EXERCISE. Without including any pictures, write out the listing below exactly.

DATA SHOWN.
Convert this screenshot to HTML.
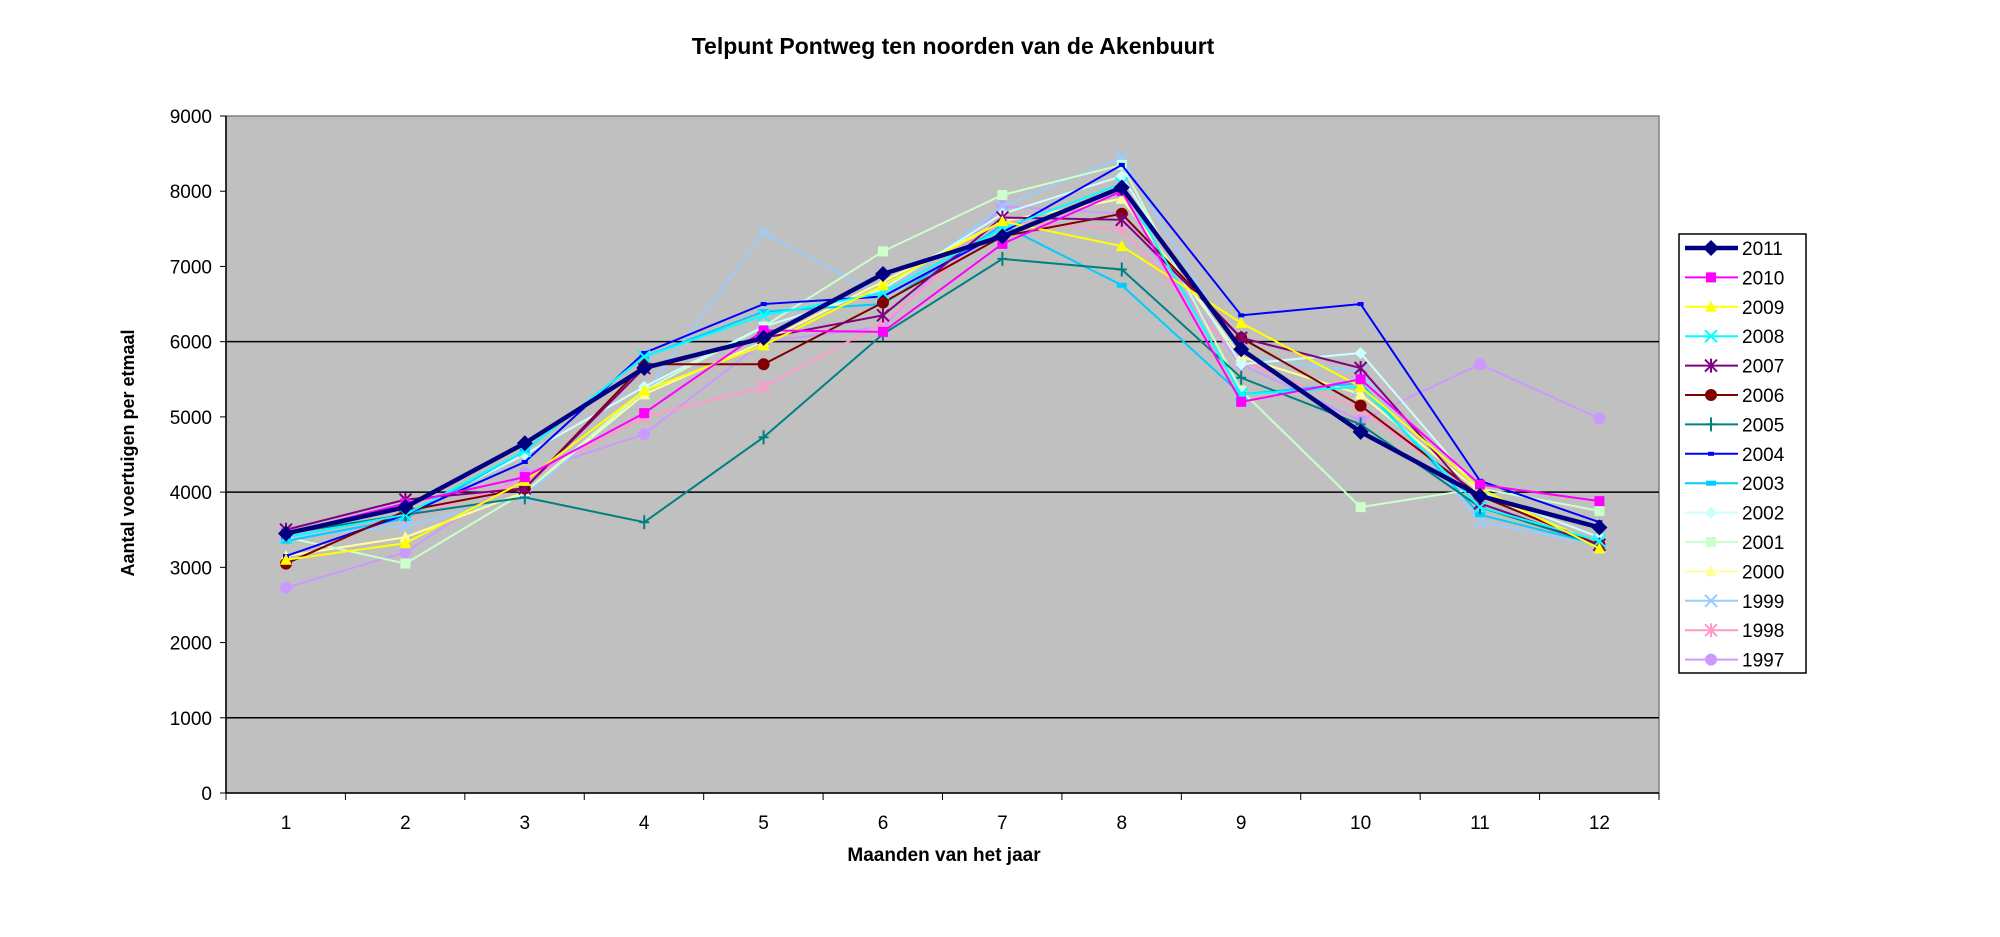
<!DOCTYPE html>
<html><head><meta charset="utf-8"><style>
html,body{margin:0;padding:0;background:#fff;}
svg{display:block;font-family:"Liberation Sans",Arial,sans-serif;}
</style></head><body>
<svg id="c" width="2000" height="937" xmlns="http://www.w3.org/2000/svg">
<rect width="2000" height="937" fill="#fff"/>
<text x="953" y="54" font-size="23" font-weight="bold" text-anchor="middle">Telpunt Pontweg ten noorden van de Akenbuurt</text>
<rect x="226" y="116" width="1433" height="677" fill="#c0c0c0" stroke="#808080" stroke-width="1.5"/>
<g id="grid"></g>
<g id="series"></g>
<line x1="226" y1="116" x2="226" y2="793" stroke="#000" stroke-width="1.5"/>
<line x1="226" y1="793" x2="1659" y2="793" stroke="#000" stroke-width="1.5"/>
<g id="ticks" font-size="19"></g>
<text x="944" y="861" font-size="19" font-weight="bold" text-anchor="middle">Maanden van het jaar</text>
<text transform="translate(134,453) rotate(-90)" font-size="18" font-weight="bold" text-anchor="middle">Aantal voertuigen per etmaal</text>
<rect x="1679" y="234" width="127" height="439" fill="#fff" stroke="#000" stroke-width="1.5"/>
<g id="legend" font-size="19"></g>
</svg>
<script>
const NS="http://www.w3.org/2000/svg";
function el(t,a,p,txt){const e=document.createElementNS(NS,t);for(const k in a)e.setAttribute(k,a[k]);if(txt!==undefined)e.textContent=txt;p.appendChild(e);return e;}
const X=m=>286+(m-1)*119.4, Y=v=>793-v*677/9000;
const grid=document.getElementById('grid'),ticks=document.getElementById('ticks');
[1000,4000,6000].forEach(v=>el('line',{x1:226,x2:1659,y1:Y(v),y2:Y(v),stroke:'#000','stroke-width':1.5},grid));
for(let v=0;v<=9000;v+=1000){el('line',{x1:220,x2:226,y1:Y(v),y2:Y(v),stroke:'#000'},ticks);el('text',{x:212,y:Y(v)+7,'text-anchor':'end'},ticks,v);}
for(let i=0;i<=12;i++){const x=226+i*1433/12;el('line',{x1:x,x2:x,y1:793,y2:800,stroke:'#000'},ticks);}
for(let m=1;m<=12;m++)el('text',{x:X(m),y:829,'text-anchor':'middle'},ticks,m);
const S=[
["2011","#000080","diamond",[3450,3800,4650,5650,6050,6900,7400,8050,5900,4800,3950,3530],4.5],
["2010","#ff00ff","square",[3450,3850,4200,5050,6150,6130,7300,8000,5200,5500,4100,3880],2],
["2009","#ffff00","tri",[3100,3320,4150,5350,5950,6750,7600,7270,6250,5400,4050,3250],2],
["2008","#00ffff","x",[3400,3700,4550,5800,6350,6650,7500,8100,5300,5400,3800,3350],2],
["2007","#800080","star",[3500,3900,4050,5650,6050,6350,7650,7620,6050,5650,3850,3300],2],
["2006","#800000","circle",[3050,3750,4050,5700,5700,6520,7400,7700,6050,5150,3950,3300],2],
["2005","#008080","plus",[3450,3700,3930,3600,4730,6100,7100,6960,5520,4900,3800,3300],2],
["2004","#0000ff","dot",[3150,3700,4400,5850,6500,6600,7450,8350,6350,6500,4150,3600],2],
["2003","#00ccff","dash",[3350,3650,4550,5800,6400,6500,7550,6750,5300,5450,3700,3300],2],
["2002","#ccffff","diamond",[3450,3700,4500,5400,6200,6700,7700,8200,5700,5850,4000,3400],2],
["2001","#ccffcc","square",[3400,3050,4000,5350,6200,7200,7950,8350,5350,3800,4050,3750],2],
["2000","#ffff99","tri",[3150,3400,4000,5300,6000,6800,7600,7900,5800,5300,4000,3300],2],
["1999","#99ccff","x",[3400,3550,3950,5300,7450,6600,7800,8450,5800,5600,3600,3300],2],
["1998","#ff99cc","star",[3450,3650,4150,5000,5400,6250,7600,7500,5750,5100,3950,3300],2],
["1997","#cc99ff","circle",[2730,3200,4250,4770,6000,6200,7800,7700,5700,4950,5700,4980],2]];
function marker(g,t,x,y,c,big){const r=big?8:6;
switch(t){case"diamond":el('polygon',{points:`${x},${y-r} ${x+r},${y} ${x},${y+r} ${x-r},${y}`,fill:c},g);break;
case"square":el('rect',{x:x-5,y:y-5,width:10,height:10,fill:c},g);break;
case"tri":el('polygon',{points:`${x},${y-6} ${x+6},${y+5} ${x-6},${y+5}`,fill:c},g);break;
case"circle":el('circle',{cx:x,cy:y,r:6,fill:c},g);break;
case"x":el('path',{d:`M${x-6} ${y-6}L${x+6} ${y+6}M${x+6} ${y-6}L${x-6} ${y+6}`,stroke:c,'stroke-width':2},g);break;
case"star":el('path',{d:`M${x-6} ${y-6}L${x+6} ${y+6}M${x+6} ${y-6}L${x-6} ${y+6}M${x} ${y-7}L${x} ${y+7}`,stroke:c,'stroke-width':2},g);break;
case"plus":el('path',{d:`M${x} ${y-7}L${x} ${y+7}M${x-5} ${y}L${x+5} ${y}`,stroke:c,'stroke-width':2},g);break;
case"dot":el('rect',{x:x-3,y:y-2,width:6,height:4,fill:c},g);break;
case"dash":el('rect',{x:x-5,y:y-2.5,width:10,height:5,fill:c},g);break;}}
const sg=document.getElementById('series'),lg=document.getElementById('legend');
for(let i=S.length-1;i>=0;i--){const [n,c,t,d,w]=S[i];
el('polyline',{points:d.map((v,k)=>X(k+1)+","+Y(v)).join(" "),fill:"none",stroke:c,'stroke-width':w},sg);
d.forEach((v,k)=>marker(sg,t,X(k+1),Y(v),c,i==0));}
S.forEach(([n,c,t,d,w],i)=>{const y=248+i*29.4;
el('line',{x1:1685,x2:1738,y1:y,y2:y,stroke:c,'stroke-width':w},lg);marker(lg,t,1711,y,c,i==0);
el('text',{x:1742,y:y+7},lg,n);});
</script>
</body></html>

RESULT OF THE TASK.
Convert this screenshot to HTML.
<!DOCTYPE html>
<html><head><meta charset="utf-8"><style>
html,body{margin:0;padding:0;background:#fff;}
svg{display:block;font-family:"Liberation Sans",Arial,sans-serif;}
</style></head><body>
<svg id="c" width="2000" height="937" xmlns="http://www.w3.org/2000/svg">
<rect width="2000" height="937" fill="#fff"/>
<text x="953" y="54" font-size="23" font-weight="bold" text-anchor="middle">Telpunt Pontweg ten noorden van de Akenbuurt</text>
<rect x="226" y="116" width="1433" height="677" fill="#c0c0c0" stroke="#808080" stroke-width="1.5"/>
<g id="grid"></g>
<g id="series"></g>
<line x1="226" y1="116" x2="226" y2="793" stroke="#000" stroke-width="1.5"/>
<line x1="226" y1="793" x2="1659" y2="793" stroke="#000" stroke-width="1.5"/>
<g id="ticks" font-size="19"></g>
<text x="944" y="861" font-size="19" font-weight="bold" text-anchor="middle">Maanden van het jaar</text>
<text transform="translate(134,453) rotate(-90)" font-size="18" font-weight="bold" text-anchor="middle">Aantal voertuigen per etmaal</text>
<rect x="1679" y="234" width="127" height="439" fill="#fff" stroke="#000" stroke-width="1.5"/>
<g id="legend" font-size="19"></g>
</svg>
<script>
const NS="http://www.w3.org/2000/svg";
function el(t,a,p,txt){const e=document.createElementNS(NS,t);for(const k in a)e.setAttribute(k,a[k]);if(txt!==undefined)e.textContent=txt;p.appendChild(e);return e;}
const X=m=>286+(m-1)*119.4, Y=v=>793-v*677/9000;
const grid=document.getElementById('grid'),ticks=document.getElementById('ticks');
[1000,4000,6000].forEach(v=>el('line',{x1:226,x2:1659,y1:Y(v),y2:Y(v),stroke:'#000','stroke-width':1.5},grid));
for(let v=0;v<=9000;v+=1000){el('line',{x1:220,x2:226,y1:Y(v),y2:Y(v),stroke:'#000'},ticks);el('text',{x:212,y:Y(v)+7,'text-anchor':'end'},ticks,v);}
for(let i=0;i<=12;i++){const x=226+i*1433/12;el('line',{x1:x,x2:x,y1:793,y2:800,stroke:'#000'},ticks);}
for(let m=1;m<=12;m++)el('text',{x:X(m),y:829,'text-anchor':'middle'},ticks,m);
const S=[
["2011","#000080","diamond",[3450,3800,4650,5650,6050,6900,7400,8050,5900,4800,3950,3530],4.5],
["2010","#ff00ff","square",[3450,3850,4200,5050,6150,6130,7300,8000,5200,5500,4100,3880],2],
["2009","#ffff00","tri",[3100,3320,4150,5350,5950,6750,7600,7270,6250,5400,4050,3250],2],
["2008","#00ffff","x",[3400,3700,4550,5800,6350,6650,7500,8100,5300,5400,3800,3350],2],
["2007","#800080","star",[3500,3900,4050,5650,6050,6350,7650,7620,6050,5650,3850,3300],2],
["2006","#800000","circle",[3050,3750,4050,5700,5700,6520,7400,7700,6050,5150,3950,3300],2],
["2005","#008080","plus",[3450,3700,3930,3600,4730,6100,7100,6960,5520,4900,3800,3300],2],
["2004","#0000ff","dot",[3150,3700,4400,5850,6500,6600,7450,8350,6350,6500,4150,3600],2],
["2003","#00ccff","dash",[3350,3650,4550,5800,6400,6500,7550,6750,5300,5450,3700,3300],2],
["2002","#ccffff","diamond",[3450,3700,4500,5400,6200,6700,7700,8200,5700,5850,4000,3400],2],
["2001","#ccffcc","square",[3400,3050,4000,5350,6200,7200,7950,8350,5350,3800,4050,3750],2],
["2000","#ffff99","tri",[3150,3400,4000,5300,6000,6800,7600,7900,5800,5300,4000,3300],2],
["1999","#99ccff","x",[3400,3550,3950,5300,7450,6600,7800,8450,5800,5600,3600,3300],2],
["1998","#ff99cc","star",[3450,3650,4150,5000,5400,6250,7600,7500,5750,5100,3950,3300],2],
["1997","#cc99ff","circle",[2730,3200,4250,4770,6000,6200,7800,7700,5700,4950,5700,4980],2]];
function marker(g,t,x,y,c,big){const r=big?8:6;
switch(t){case"diamond":el('polygon',{points:`${x},${y-r} ${x+r},${y} ${x},${y+r} ${x-r},${y}`,fill:c},g);break;
case"square":el('rect',{x:x-5,y:y-5,width:10,height:10,fill:c},g);break;
case"tri":el('polygon',{points:`${x},${y-6} ${x+6},${y+5} ${x-6},${y+5}`,fill:c},g);break;
case"circle":el('circle',{cx:x,cy:y,r:6,fill:c},g);break;
case"x":el('path',{d:`M${x-6} ${y-6}L${x+6} ${y+6}M${x+6} ${y-6}L${x-6} ${y+6}`,stroke:c,'stroke-width':2},g);break;
case"star":el('path',{d:`M${x-6} ${y-6}L${x+6} ${y+6}M${x+6} ${y-6}L${x-6} ${y+6}M${x} ${y-7}L${x} ${y+7}`,stroke:c,'stroke-width':2},g);break;
case"plus":el('path',{d:`M${x} ${y-7}L${x} ${y+7}M${x-5} ${y}L${x+5} ${y}`,stroke:c,'stroke-width':2},g);break;
case"dot":el('rect',{x:x-3,y:y-2,width:6,height:4,fill:c},g);break;
case"dash":el('rect',{x:x-5,y:y-2.5,width:10,height:5,fill:c},g);break;}}
const sg=document.getElementById('series'),lg=document.getElementById('legend');
for(let i=S.length-1;i>=0;i--){const [n,c,t,d,w]=S[i];
el('polyline',{points:d.map((v,k)=>X(k+1)+","+Y(v)).join(" "),fill:"none",stroke:c,'stroke-width':w},sg);
d.forEach((v,k)=>marker(sg,t,X(k+1),Y(v),c,i==0));}
S.forEach(([n,c,t,d,w],i)=>{const y=248+i*29.4;
el('line',{x1:1685,x2:1738,y1:y,y2:y,stroke:c,'stroke-width':w},lg);marker(lg,t,1711,y,c,i==0);
el('text',{x:1742,y:y+7},lg,n);});
</script>
</body></html>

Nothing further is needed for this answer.